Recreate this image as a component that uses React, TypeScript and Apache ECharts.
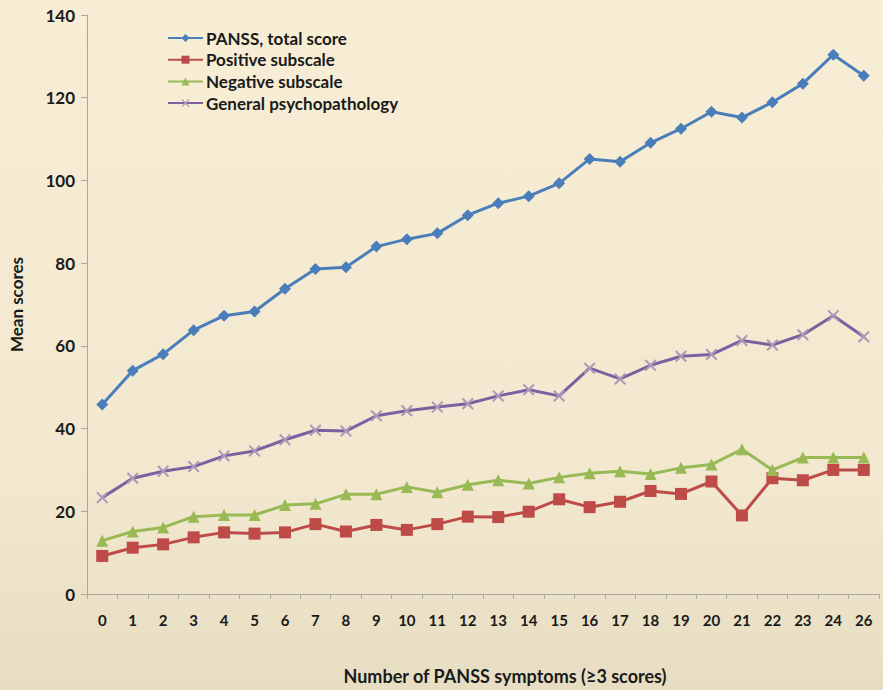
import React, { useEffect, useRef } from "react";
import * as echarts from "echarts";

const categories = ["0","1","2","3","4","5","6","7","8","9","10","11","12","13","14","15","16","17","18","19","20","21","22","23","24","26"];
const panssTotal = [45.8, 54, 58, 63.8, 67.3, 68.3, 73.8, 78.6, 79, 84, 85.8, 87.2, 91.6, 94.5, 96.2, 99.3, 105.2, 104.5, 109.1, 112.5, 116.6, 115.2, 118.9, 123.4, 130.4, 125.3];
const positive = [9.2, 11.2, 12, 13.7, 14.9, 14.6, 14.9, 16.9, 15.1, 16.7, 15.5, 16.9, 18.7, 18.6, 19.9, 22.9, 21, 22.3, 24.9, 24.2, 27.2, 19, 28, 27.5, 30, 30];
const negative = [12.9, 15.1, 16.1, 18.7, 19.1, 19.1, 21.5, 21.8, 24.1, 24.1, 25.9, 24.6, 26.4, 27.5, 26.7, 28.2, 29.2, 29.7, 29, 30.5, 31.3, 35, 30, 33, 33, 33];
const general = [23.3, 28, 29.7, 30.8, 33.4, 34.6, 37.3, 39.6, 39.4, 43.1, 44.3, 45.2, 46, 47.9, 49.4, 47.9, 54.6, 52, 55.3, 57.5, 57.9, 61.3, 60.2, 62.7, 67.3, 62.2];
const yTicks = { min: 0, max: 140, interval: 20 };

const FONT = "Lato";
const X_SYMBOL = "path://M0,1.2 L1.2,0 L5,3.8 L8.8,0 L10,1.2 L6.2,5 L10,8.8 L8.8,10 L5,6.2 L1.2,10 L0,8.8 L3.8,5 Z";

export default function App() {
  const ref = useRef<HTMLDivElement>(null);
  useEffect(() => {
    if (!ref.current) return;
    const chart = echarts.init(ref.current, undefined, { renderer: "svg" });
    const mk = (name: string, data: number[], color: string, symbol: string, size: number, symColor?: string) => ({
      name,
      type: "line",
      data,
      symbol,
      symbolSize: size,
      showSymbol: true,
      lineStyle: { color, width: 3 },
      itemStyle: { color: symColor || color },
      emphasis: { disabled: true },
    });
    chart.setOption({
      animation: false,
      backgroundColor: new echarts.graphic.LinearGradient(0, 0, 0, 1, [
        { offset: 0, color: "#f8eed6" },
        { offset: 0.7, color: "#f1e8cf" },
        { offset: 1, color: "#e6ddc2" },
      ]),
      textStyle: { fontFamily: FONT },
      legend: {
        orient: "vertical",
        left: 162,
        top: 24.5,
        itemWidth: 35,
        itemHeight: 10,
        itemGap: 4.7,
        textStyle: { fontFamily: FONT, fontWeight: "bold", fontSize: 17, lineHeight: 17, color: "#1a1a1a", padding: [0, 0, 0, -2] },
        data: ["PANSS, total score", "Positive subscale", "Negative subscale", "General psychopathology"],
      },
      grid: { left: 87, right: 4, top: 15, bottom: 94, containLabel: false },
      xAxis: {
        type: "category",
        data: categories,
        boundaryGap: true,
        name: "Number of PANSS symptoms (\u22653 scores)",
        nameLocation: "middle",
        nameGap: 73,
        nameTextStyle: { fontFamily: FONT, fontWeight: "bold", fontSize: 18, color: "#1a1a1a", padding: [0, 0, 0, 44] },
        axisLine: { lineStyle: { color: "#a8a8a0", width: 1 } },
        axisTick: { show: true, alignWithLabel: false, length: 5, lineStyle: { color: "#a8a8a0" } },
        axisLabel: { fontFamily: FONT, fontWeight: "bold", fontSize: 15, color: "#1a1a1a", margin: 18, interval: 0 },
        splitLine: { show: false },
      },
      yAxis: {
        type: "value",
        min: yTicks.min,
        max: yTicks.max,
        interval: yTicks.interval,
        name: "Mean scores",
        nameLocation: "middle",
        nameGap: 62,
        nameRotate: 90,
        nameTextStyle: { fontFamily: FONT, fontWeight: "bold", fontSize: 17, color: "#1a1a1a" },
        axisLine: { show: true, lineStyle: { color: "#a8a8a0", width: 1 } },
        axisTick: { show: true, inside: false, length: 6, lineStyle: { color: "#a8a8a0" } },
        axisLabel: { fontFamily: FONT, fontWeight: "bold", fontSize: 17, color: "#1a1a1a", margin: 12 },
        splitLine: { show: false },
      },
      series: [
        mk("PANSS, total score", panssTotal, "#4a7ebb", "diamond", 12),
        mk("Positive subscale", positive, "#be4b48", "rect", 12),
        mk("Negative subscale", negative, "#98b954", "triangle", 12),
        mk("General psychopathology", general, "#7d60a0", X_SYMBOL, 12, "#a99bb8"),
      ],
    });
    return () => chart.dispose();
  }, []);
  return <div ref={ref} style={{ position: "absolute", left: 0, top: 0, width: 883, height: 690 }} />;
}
◇ ◇ ◇ ◇ ◇
Given problem
The pictures should not be reproduced; quote all of the other material exactly.

Written solution
Recreate this image as a component that uses React, TypeScript and Apache ECharts.
import React, { useEffect, useRef } from "react";
import * as echarts from "echarts";

const categories = ["0","1","2","3","4","5","6","7","8","9","10","11","12","13","14","15","16","17","18","19","20","21","22","23","24","26"];
const panssTotal = [45.8, 54, 58, 63.8, 67.3, 68.3, 73.8, 78.6, 79, 84, 85.8, 87.2, 91.6, 94.5, 96.2, 99.3, 105.2, 104.5, 109.1, 112.5, 116.6, 115.2, 118.9, 123.4, 130.4, 125.3];
const positive = [9.2, 11.2, 12, 13.7, 14.9, 14.6, 14.9, 16.9, 15.1, 16.7, 15.5, 16.9, 18.7, 18.6, 19.9, 22.9, 21, 22.3, 24.9, 24.2, 27.2, 19, 28, 27.5, 30, 30];
const negative = [12.9, 15.1, 16.1, 18.7, 19.1, 19.1, 21.5, 21.8, 24.1, 24.1, 25.9, 24.6, 26.4, 27.5, 26.7, 28.2, 29.2, 29.7, 29, 30.5, 31.3, 35, 30, 33, 33, 33];
const general = [23.3, 28, 29.7, 30.8, 33.4, 34.6, 37.3, 39.6, 39.4, 43.1, 44.3, 45.2, 46, 47.9, 49.4, 47.9, 54.6, 52, 55.3, 57.5, 57.9, 61.3, 60.2, 62.7, 67.3, 62.2];
const yTicks = { min: 0, max: 140, interval: 20 };

const FONT = "Lato";
const X_SYMBOL = "path://M0,1.2 L1.2,0 L5,3.8 L8.8,0 L10,1.2 L6.2,5 L10,8.8 L8.8,10 L5,6.2 L1.2,10 L0,8.8 L3.8,5 Z";

export default function App() {
  const ref = useRef<HTMLDivElement>(null);
  useEffect(() => {
    if (!ref.current) return;
    const chart = echarts.init(ref.current, undefined, { renderer: "svg" });
    const mk = (name: string, data: number[], color: string, symbol: string, size: number, symColor?: string) => ({
      name,
      type: "line",
      data,
      symbol,
      symbolSize: size,
      showSymbol: true,
      lineStyle: { color, width: 3 },
      itemStyle: { color: symColor || color },
      emphasis: { disabled: true },
    });
    chart.setOption({
      animation: false,
      backgroundColor: new echarts.graphic.LinearGradient(0, 0, 0, 1, [
        { offset: 0, color: "#f8eed6" },
        { offset: 0.7, color: "#f1e8cf" },
        { offset: 1, color: "#e6ddc2" },
      ]),
      textStyle: { fontFamily: FONT },
      legend: {
        orient: "vertical",
        left: 162,
        top: 24.5,
        itemWidth: 35,
        itemHeight: 10,
        itemGap: 4.7,
        textStyle: { fontFamily: FONT, fontWeight: "bold", fontSize: 17, lineHeight: 17, color: "#1a1a1a", padding: [0, 0, 0, -2] },
        data: ["PANSS, total score", "Positive subscale", "Negative subscale", "General psychopathology"],
      },
      grid: { left: 87, right: 4, top: 15, bottom: 94, containLabel: false },
      xAxis: {
        type: "category",
        data: categories,
        boundaryGap: true,
        name: "Number of PANSS symptoms (\u22653 scores)",
        nameLocation: "middle",
        nameGap: 73,
        nameTextStyle: { fontFamily: FONT, fontWeight: "bold", fontSize: 18, color: "#1a1a1a", padding: [0, 0, 0, 44] },
        axisLine: { lineStyle: { color: "#a8a8a0", width: 1 } },
        axisTick: { show: true, alignWithLabel: false, length: 5, lineStyle: { color: "#a8a8a0" } },
        axisLabel: { fontFamily: FONT, fontWeight: "bold", fontSize: 15, color: "#1a1a1a", margin: 18, interval: 0 },
        splitLine: { show: false },
      },
      yAxis: {
        type: "value",
        min: yTicks.min,
        max: yTicks.max,
        interval: yTicks.interval,
        name: "Mean scores",
        nameLocation: "middle",
        nameGap: 62,
        nameRotate: 90,
        nameTextStyle: { fontFamily: FONT, fontWeight: "bold", fontSize: 17, color: "#1a1a1a" },
        axisLine: { show: true, lineStyle: { color: "#a8a8a0", width: 1 } },
        axisTick: { show: true, inside: false, length: 6, lineStyle: { color: "#a8a8a0" } },
        axisLabel: { fontFamily: FONT, fontWeight: "bold", fontSize: 17, color: "#1a1a1a", margin: 12 },
        splitLine: { show: false },
      },
      series: [
        mk("PANSS, total score", panssTotal, "#4a7ebb", "diamond", 12),
        mk("Positive subscale", positive, "#be4b48", "rect", 12),
        mk("Negative subscale", negative, "#98b954", "triangle", 12),
        mk("General psychopathology", general, "#7d60a0", X_SYMBOL, 12, "#a99bb8"),
      ],
    });
    return () => chart.dispose();
  }, []);
  return <div ref={ref} style={{ position: "absolute", left: 0, top: 0, width: 883, height: 690 }} />;
}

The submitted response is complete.